=== Aim ===
Leave out the pictures, and write out exactly the lines from the beginning of the material to the line holding "(0,0) rectangle (1568,802);", that line included, and nothing else.

=== Recorded data ===
· · · · · · ·
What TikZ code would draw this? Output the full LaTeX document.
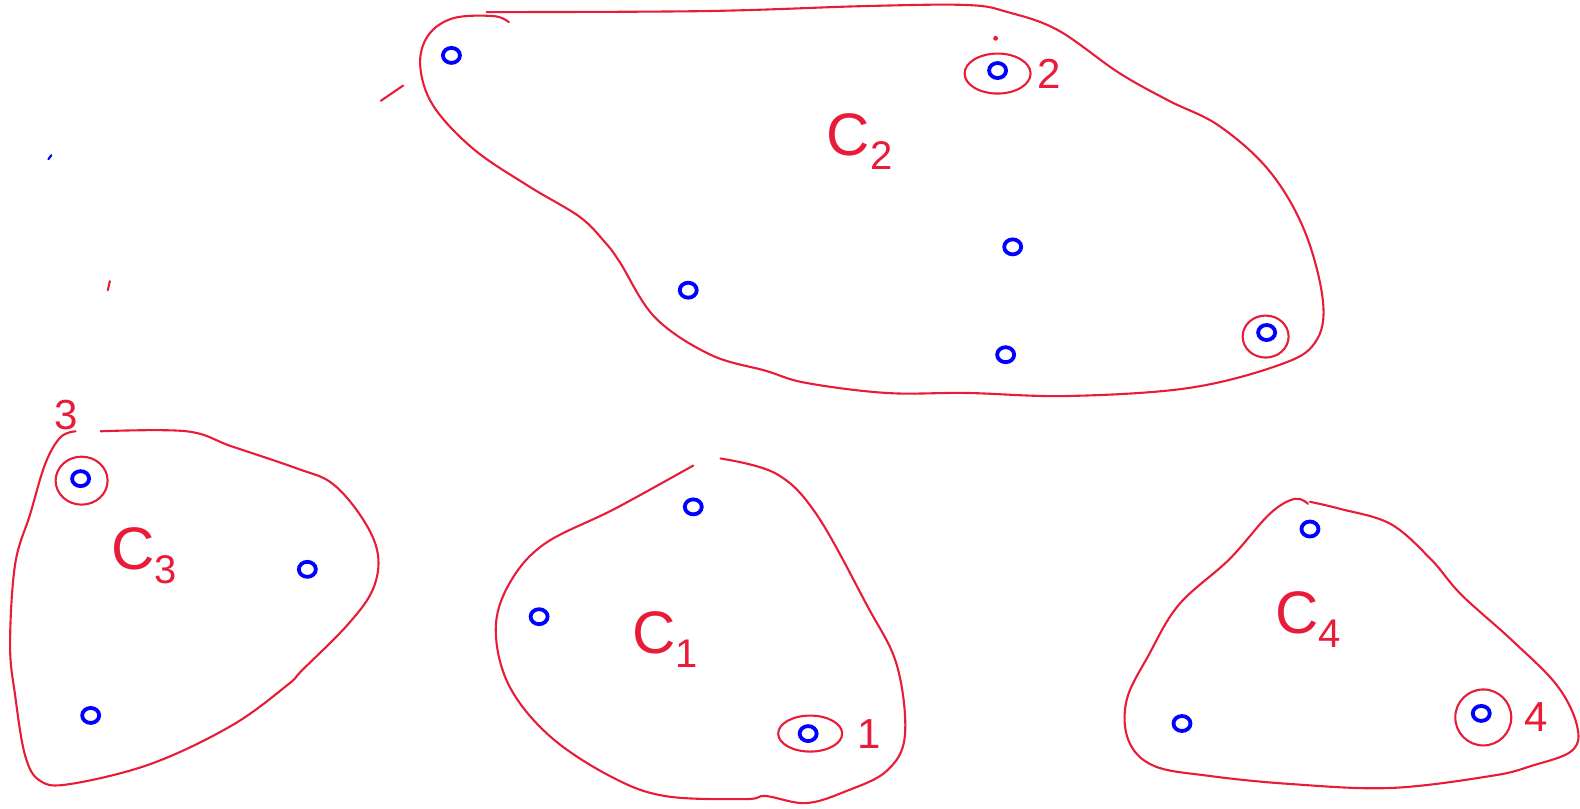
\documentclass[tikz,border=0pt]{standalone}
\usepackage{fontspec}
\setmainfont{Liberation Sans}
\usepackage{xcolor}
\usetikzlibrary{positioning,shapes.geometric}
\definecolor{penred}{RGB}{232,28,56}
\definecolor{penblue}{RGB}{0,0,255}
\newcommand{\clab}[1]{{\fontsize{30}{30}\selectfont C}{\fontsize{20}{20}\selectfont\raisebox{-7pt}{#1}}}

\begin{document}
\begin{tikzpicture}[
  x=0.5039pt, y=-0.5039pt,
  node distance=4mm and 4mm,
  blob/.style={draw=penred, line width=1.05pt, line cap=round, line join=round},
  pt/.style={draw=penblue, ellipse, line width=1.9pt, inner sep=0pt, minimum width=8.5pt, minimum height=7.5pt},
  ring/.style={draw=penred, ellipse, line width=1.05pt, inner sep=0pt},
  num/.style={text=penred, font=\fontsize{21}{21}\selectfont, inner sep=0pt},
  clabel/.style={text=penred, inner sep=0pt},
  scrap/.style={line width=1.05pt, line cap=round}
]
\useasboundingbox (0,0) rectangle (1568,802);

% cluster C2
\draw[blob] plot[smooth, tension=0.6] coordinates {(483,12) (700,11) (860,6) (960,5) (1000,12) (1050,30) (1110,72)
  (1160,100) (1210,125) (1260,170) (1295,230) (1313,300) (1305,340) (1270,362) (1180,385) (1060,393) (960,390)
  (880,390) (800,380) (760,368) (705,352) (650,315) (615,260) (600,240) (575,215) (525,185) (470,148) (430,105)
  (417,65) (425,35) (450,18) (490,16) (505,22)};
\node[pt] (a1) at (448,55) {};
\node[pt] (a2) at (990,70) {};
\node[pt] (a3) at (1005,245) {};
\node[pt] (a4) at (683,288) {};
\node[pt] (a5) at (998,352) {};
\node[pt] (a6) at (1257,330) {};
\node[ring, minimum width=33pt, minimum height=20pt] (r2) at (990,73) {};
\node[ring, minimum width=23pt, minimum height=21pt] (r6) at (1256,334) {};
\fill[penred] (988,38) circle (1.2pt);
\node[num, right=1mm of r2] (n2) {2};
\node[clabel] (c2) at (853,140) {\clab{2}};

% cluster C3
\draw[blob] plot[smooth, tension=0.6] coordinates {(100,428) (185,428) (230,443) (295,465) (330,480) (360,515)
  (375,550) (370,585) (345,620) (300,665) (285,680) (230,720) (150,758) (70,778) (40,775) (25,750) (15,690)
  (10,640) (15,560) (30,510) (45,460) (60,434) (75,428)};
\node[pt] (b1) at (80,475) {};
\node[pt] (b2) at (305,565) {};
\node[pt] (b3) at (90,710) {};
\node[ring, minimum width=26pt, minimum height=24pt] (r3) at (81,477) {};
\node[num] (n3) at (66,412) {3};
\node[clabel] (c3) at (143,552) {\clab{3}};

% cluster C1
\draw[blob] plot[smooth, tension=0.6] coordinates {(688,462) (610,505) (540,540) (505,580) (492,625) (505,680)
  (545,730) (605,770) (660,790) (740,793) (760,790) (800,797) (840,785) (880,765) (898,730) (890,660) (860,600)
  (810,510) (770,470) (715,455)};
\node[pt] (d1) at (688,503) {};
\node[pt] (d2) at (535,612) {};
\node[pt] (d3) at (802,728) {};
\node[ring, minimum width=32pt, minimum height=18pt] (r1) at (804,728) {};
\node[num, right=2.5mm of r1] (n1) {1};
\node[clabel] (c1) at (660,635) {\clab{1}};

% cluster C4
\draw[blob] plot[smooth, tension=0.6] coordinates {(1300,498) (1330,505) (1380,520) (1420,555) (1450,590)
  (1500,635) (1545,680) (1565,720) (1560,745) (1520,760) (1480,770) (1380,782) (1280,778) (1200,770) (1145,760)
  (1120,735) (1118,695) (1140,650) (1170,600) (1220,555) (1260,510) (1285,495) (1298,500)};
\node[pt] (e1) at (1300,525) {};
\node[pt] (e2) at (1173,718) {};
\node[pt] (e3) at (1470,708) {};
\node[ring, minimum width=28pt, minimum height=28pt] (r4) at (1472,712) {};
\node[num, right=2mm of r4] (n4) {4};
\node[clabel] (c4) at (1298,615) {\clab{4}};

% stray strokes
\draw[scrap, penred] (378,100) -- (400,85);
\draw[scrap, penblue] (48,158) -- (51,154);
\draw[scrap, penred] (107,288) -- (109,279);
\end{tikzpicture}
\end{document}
· · · · · · ·
=== Exercise solution ===
What TikZ code would draw this? Output the full LaTeX document.
\documentclass[tikz,border=0pt]{standalone}
\usepackage{fontspec}
\setmainfont{Liberation Sans}
\usepackage{xcolor}
\usetikzlibrary{positioning,shapes.geometric}
\definecolor{penred}{RGB}{232,28,56}
\definecolor{penblue}{RGB}{0,0,255}
\newcommand{\clab}[1]{{\fontsize{30}{30}\selectfont C}{\fontsize{20}{20}\selectfont\raisebox{-7pt}{#1}}}

\begin{document}
\begin{tikzpicture}[
  x=0.5039pt, y=-0.5039pt,
  node distance=4mm and 4mm,
  blob/.style={draw=penred, line width=1.05pt, line cap=round, line join=round},
  pt/.style={draw=penblue, ellipse, line width=1.9pt, inner sep=0pt, minimum width=8.5pt, minimum height=7.5pt},
  ring/.style={draw=penred, ellipse, line width=1.05pt, inner sep=0pt},
  num/.style={text=penred, font=\fontsize{21}{21}\selectfont, inner sep=0pt},
  clabel/.style={text=penred, inner sep=0pt},
  scrap/.style={line width=1.05pt, line cap=round}
]
\useasboundingbox (0,0) rectangle (1568,802);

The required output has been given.